Bill Gross’s monthly investment outlook is invariably worth reading, and this month is no exception. His writing is engaging as well as insightful, and as the overseer of $2 trillion in assets he’s worthwhile listening to. It turns out that like me, Bill has re-examined the Fed’s interest rate forecasts following the non-taper last month. He’s acknowledged the extremely gradual normalization of policy rates embedded in that forecast. Quantitative Easing grows the Fed’s balance sheet at $1 trillion a year, and as limitless as their appetite for bonds appears even this largesse must in due course end.
Bill elegantly makes the case for an extended period of low rates and therefore low returns on bonds, and links this to the deleveraging that took place following World War II. It was accompanied by “financial repression”, which is to say that savers received the short end of the stick compared to borrowers. He almost echoes my book, Bonds Are Not Forever, in making this point.
So now the question for the investor is this. In one corner you have the Fed’s $3.5 trillion balance sheet which is still growing. In the other you have Pimco’s $2 trillion collection of bond portfolios. The Fed is a non-commercial buyer unburdened by the need to demonstrate value added. As such they readily buy bonds at yields that are lower than private market demand alone would put them. Pimco has little choice but to hunt around for values in a market with fewer than it might otherwise have. They are in a real sense competing with one another, fighting it out for yield although the Fed has some unfair advantages in this contest.

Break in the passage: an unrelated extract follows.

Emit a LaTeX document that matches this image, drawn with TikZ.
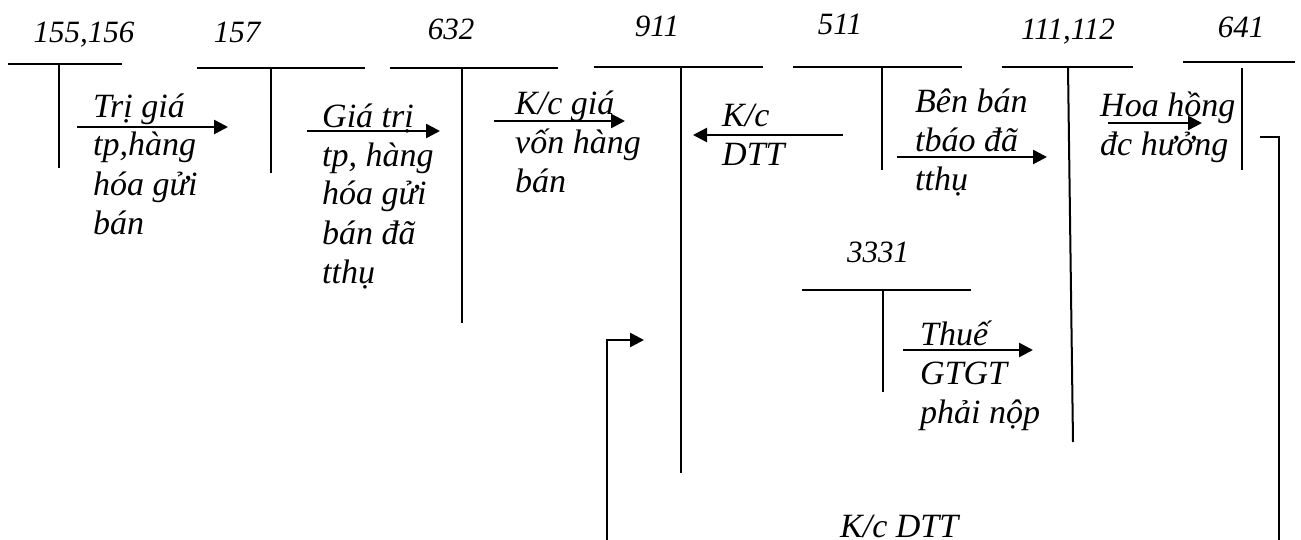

The Bond King is hardly likely to throw in the towel on an entire asset class at this stage of the game. But for the rest of us, free of the commercial obligation to persist in investing in a market where yields offer scant return and no compensation for risk, we really can dial down our exposure to an asset class widely acknowledged to be expensive. Less bonds, more equities but importantly more cash too. You probably won’t hear Bill Gross make that recommendation, but his letter could just as easily have led to that conclusion.